Short task: Take the lines from the top down to and including the one with "var percentilValues = ['0', '1', '2', '3', '4', '6', '8'];" and repeat them exactly. Omit images.

Extracted material:
BEGIN
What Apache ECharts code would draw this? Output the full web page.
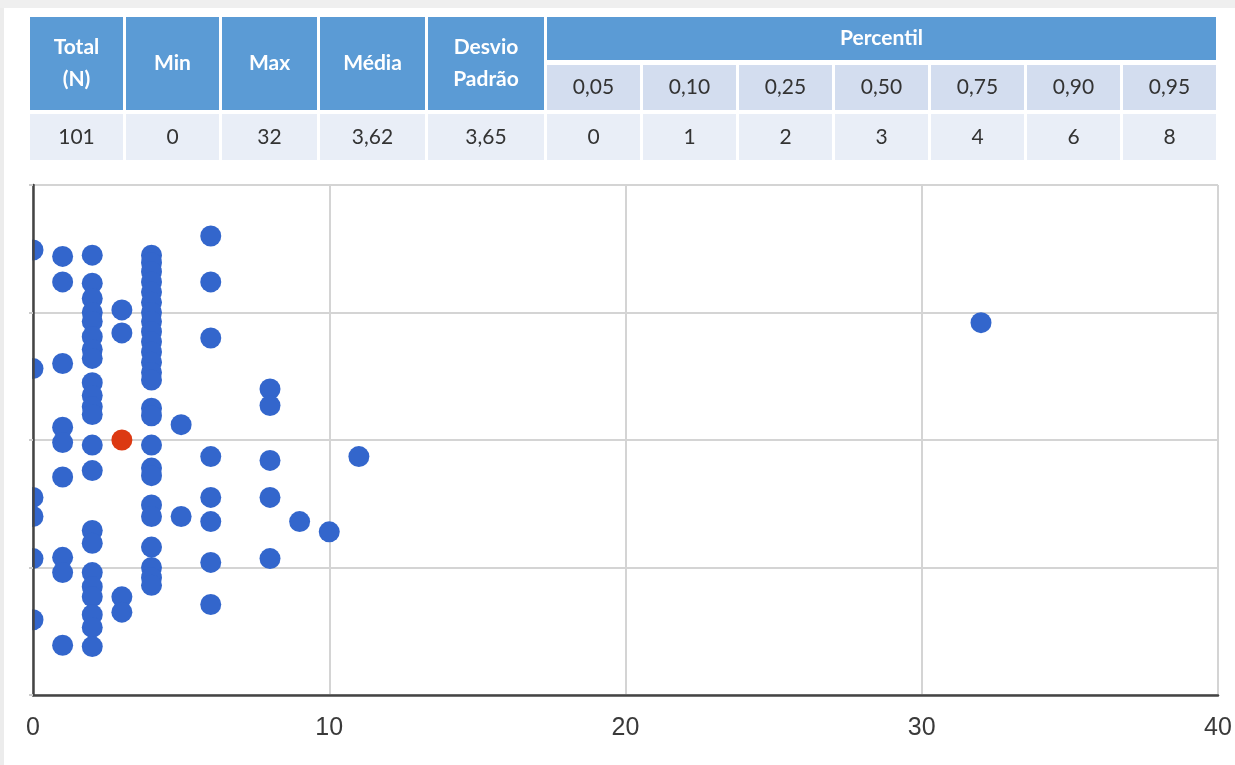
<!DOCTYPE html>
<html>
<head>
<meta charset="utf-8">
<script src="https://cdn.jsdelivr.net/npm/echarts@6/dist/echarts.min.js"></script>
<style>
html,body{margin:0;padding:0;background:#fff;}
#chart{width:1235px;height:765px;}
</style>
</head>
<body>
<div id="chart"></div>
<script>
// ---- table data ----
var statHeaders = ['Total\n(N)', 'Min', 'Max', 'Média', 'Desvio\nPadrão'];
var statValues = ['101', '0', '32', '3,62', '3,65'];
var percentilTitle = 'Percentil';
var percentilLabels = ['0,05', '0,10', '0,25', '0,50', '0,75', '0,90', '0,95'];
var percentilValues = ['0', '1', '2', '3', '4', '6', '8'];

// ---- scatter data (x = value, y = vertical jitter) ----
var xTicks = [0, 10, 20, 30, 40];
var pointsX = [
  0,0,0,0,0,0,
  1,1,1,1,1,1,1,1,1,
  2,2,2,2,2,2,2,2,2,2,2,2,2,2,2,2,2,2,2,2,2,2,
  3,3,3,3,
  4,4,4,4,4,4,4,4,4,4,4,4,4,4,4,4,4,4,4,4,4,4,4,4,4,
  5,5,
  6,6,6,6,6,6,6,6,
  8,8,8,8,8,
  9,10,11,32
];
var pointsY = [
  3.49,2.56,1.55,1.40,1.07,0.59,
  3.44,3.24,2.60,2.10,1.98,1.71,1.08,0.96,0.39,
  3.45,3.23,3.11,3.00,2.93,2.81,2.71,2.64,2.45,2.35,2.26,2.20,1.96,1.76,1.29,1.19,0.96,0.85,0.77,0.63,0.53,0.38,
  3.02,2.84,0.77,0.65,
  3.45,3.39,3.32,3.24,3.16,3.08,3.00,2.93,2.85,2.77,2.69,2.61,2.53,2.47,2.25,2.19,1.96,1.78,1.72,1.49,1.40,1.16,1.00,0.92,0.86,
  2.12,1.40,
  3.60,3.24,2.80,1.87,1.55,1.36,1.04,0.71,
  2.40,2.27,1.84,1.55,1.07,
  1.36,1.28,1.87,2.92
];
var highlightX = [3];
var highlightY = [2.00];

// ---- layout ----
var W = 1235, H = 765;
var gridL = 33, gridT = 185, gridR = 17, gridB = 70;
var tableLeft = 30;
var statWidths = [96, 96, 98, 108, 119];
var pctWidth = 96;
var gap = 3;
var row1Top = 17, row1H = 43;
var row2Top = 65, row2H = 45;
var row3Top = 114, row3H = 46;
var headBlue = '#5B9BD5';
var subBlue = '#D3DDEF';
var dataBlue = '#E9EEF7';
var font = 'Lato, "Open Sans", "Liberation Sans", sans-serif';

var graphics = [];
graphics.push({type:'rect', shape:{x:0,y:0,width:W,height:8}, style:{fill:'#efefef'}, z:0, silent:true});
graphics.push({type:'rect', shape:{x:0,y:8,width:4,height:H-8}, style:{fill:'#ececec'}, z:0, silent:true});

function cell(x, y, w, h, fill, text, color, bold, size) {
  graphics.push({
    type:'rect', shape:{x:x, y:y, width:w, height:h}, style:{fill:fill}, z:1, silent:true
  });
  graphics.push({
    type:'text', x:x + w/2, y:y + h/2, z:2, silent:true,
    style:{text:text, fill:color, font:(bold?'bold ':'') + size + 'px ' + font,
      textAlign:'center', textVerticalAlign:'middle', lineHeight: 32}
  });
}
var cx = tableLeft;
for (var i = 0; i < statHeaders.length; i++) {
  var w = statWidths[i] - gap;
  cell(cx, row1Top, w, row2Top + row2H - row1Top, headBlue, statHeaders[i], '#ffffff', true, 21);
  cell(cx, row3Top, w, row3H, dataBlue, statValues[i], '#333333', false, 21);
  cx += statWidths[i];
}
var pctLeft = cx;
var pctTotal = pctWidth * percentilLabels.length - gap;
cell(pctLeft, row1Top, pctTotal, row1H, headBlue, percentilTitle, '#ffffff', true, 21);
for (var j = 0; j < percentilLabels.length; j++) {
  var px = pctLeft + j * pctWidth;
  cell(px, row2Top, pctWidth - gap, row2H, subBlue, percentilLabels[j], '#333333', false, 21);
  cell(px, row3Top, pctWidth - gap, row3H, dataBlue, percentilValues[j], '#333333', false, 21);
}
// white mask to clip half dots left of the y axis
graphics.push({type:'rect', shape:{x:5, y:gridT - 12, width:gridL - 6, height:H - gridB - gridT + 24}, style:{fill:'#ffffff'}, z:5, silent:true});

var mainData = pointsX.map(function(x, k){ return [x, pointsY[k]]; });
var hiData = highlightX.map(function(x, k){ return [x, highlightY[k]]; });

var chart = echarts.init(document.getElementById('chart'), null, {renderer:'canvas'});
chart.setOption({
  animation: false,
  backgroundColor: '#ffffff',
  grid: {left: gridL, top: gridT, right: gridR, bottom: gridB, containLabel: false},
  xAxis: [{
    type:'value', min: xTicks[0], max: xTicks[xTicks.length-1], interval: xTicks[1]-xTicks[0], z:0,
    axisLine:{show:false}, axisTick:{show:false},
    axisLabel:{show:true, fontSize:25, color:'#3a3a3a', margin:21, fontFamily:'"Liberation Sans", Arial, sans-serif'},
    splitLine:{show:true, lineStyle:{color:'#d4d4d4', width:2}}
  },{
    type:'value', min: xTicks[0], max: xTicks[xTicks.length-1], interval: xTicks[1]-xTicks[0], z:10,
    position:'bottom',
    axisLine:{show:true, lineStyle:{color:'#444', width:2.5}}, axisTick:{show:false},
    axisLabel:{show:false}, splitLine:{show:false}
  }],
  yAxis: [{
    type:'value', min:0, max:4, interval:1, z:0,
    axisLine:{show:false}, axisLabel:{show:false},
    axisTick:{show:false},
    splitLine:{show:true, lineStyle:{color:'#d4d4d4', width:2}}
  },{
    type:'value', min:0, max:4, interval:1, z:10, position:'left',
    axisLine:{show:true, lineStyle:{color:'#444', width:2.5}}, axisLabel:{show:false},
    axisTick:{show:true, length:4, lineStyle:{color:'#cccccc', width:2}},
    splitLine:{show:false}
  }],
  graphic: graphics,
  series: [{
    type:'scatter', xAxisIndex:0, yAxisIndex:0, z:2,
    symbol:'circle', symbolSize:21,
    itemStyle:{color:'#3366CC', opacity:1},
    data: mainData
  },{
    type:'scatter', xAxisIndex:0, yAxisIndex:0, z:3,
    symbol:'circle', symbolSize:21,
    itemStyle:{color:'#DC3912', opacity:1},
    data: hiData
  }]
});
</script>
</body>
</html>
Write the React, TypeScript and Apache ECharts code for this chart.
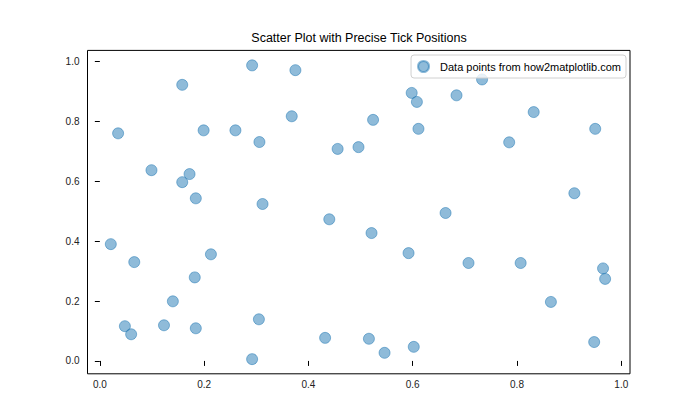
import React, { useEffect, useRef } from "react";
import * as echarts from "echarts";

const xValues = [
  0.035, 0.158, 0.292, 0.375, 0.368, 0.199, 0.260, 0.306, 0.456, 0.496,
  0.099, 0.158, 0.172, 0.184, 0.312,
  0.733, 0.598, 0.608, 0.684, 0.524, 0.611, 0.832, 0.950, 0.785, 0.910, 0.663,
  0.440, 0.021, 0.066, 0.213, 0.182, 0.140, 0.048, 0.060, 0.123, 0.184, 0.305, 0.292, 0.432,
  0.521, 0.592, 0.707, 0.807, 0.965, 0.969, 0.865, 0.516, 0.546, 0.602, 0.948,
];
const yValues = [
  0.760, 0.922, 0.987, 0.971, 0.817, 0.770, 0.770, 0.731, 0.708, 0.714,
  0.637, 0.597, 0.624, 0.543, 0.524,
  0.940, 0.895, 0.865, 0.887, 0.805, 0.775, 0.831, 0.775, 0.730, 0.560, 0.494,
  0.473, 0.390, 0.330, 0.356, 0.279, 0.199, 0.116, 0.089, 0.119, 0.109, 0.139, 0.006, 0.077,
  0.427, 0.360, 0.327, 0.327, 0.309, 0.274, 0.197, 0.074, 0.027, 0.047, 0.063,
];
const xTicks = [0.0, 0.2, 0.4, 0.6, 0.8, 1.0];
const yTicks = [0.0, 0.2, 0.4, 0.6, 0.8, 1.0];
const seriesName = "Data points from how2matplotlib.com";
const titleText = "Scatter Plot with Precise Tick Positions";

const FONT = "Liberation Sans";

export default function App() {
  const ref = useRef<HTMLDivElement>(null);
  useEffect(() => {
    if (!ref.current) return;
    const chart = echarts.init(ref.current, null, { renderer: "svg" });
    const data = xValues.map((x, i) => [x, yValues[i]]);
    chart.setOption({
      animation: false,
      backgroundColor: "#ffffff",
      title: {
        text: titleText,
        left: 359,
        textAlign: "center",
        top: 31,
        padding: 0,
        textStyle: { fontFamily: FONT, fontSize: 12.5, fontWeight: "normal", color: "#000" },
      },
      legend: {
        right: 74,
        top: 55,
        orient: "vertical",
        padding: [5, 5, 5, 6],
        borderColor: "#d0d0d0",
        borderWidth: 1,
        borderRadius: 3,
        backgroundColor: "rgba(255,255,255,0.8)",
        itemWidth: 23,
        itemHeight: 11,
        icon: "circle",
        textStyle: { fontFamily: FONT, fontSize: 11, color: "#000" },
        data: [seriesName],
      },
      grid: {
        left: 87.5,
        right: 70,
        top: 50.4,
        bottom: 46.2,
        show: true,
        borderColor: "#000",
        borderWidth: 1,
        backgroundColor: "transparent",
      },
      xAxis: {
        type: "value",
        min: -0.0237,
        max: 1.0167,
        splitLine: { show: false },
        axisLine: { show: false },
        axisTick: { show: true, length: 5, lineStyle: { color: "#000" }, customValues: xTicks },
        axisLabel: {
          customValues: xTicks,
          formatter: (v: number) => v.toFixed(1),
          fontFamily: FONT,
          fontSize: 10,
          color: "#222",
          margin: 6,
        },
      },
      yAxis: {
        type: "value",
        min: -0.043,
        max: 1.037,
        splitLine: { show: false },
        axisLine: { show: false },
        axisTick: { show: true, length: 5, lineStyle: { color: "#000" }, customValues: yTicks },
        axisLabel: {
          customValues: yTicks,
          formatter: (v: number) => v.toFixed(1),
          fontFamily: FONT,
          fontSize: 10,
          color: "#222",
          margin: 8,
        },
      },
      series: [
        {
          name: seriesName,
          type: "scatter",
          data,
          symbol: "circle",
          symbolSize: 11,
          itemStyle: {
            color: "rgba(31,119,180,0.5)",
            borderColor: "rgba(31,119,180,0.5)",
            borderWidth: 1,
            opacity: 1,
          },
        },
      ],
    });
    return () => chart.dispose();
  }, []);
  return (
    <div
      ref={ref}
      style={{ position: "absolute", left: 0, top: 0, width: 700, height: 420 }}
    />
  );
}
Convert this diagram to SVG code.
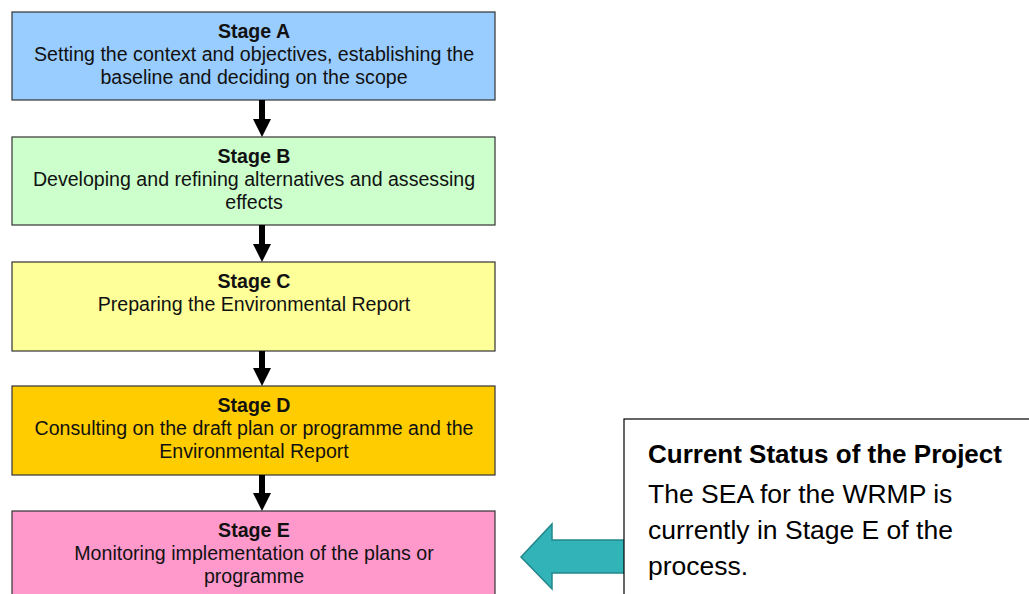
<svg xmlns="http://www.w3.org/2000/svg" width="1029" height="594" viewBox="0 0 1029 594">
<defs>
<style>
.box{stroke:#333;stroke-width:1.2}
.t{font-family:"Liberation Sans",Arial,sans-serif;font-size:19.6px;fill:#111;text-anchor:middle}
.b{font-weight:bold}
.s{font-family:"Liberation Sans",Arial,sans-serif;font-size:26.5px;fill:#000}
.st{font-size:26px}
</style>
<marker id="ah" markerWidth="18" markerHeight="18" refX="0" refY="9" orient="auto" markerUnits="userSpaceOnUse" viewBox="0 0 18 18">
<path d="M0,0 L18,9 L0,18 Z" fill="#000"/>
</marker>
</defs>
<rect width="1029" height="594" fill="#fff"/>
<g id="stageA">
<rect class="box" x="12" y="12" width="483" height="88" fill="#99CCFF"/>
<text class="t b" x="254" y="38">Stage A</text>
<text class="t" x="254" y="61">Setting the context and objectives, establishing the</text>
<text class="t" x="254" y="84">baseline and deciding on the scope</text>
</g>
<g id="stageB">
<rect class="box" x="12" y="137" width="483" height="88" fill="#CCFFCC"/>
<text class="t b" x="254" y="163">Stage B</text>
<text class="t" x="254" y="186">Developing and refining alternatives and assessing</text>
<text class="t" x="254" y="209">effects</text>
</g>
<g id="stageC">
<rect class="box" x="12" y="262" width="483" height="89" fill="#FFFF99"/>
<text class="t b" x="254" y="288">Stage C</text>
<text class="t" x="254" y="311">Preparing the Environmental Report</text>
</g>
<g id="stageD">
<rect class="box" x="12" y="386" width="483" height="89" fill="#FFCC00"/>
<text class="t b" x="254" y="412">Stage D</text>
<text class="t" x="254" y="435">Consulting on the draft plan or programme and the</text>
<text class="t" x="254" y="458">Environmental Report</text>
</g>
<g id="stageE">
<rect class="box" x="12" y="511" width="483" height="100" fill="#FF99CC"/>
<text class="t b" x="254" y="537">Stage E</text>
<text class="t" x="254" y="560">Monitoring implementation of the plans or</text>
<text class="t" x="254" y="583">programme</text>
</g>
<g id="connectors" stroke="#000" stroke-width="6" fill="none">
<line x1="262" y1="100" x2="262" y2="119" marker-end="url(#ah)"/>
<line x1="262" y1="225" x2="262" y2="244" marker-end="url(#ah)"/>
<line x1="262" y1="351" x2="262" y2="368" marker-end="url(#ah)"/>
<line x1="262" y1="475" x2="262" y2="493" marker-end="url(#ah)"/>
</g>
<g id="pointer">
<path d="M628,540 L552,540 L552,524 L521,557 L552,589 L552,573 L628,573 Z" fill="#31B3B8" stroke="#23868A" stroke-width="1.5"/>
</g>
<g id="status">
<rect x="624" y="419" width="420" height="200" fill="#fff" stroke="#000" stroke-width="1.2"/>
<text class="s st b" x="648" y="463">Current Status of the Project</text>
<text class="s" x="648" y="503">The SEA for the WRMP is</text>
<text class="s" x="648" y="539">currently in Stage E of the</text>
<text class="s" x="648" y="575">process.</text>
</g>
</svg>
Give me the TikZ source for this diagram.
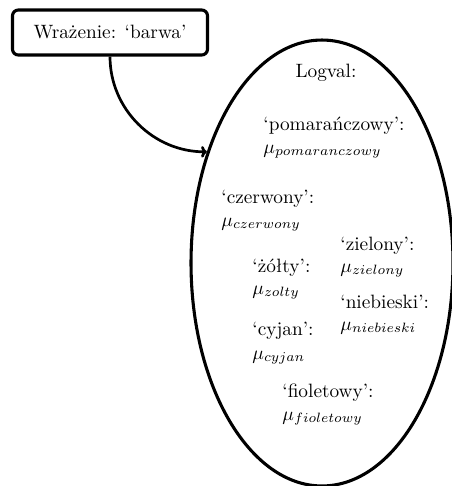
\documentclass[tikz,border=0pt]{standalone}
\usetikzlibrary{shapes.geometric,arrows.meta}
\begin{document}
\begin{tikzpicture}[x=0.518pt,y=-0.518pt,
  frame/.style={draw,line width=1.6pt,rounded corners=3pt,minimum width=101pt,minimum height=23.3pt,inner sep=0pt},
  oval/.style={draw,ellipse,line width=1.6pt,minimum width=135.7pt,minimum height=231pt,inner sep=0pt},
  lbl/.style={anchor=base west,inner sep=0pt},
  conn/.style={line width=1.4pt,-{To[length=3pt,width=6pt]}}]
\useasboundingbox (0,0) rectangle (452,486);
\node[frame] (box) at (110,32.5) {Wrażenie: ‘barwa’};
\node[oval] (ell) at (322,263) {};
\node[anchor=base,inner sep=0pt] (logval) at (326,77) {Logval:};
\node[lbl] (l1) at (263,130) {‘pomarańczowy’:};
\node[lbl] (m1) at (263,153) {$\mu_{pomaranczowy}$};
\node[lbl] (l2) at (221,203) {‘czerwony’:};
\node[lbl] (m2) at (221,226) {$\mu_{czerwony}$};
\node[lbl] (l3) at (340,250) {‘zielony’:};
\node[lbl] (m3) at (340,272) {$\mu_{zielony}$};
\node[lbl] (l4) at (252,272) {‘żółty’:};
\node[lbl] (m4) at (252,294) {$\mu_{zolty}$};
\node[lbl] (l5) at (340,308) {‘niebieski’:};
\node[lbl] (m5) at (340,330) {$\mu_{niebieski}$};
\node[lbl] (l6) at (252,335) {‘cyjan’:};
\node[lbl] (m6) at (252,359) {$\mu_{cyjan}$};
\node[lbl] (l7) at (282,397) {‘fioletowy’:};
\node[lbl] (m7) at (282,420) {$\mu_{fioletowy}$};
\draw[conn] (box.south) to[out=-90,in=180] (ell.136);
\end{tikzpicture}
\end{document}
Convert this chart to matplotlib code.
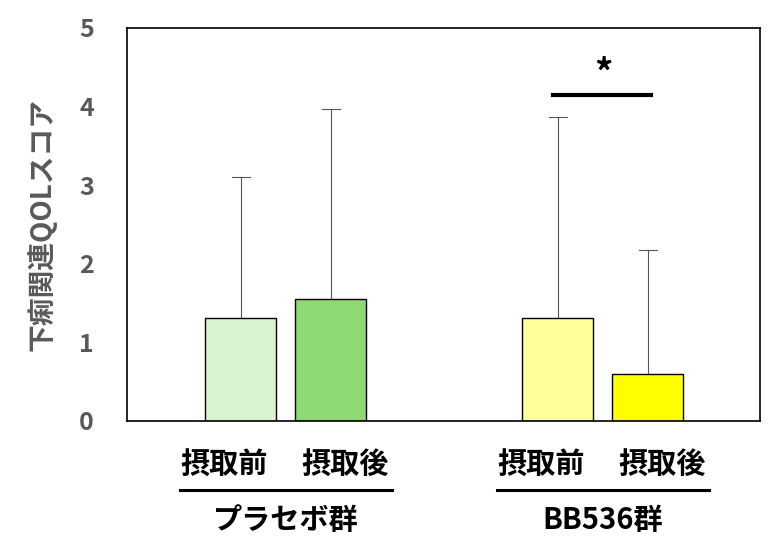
END
Expected answer:
What Apache ECharts code would draw this? Output the full web page.
<!DOCTYPE html>
<html>
<head>
<meta charset="utf-8">
<script src="https://cdn.jsdelivr.net/npm/echarts@6/dist/echarts.min.js"></script>
<style>
html,body{margin:0;padding:0;background:#fff;}
#chart{width:1235px;height:765px;}
</style>
</head>
<body>
<div id="chart"></div>
<script>
// ---- table data ----
var statHeaders = ['Total\n(N)', 'Min', 'Max', 'Média', 'Desvio\nPadrão'];
var statValues = ['101', '0', '32', '3,62', '3,65'];
var percentilTitle = 'Percentil';
var percentilLabels = ['0,05', '0,10', '0,25', '0,50', '0,75', '0,90', '0,95'];
var percentilValues = ['0', '1', '2', '3', '4', '6', '8'];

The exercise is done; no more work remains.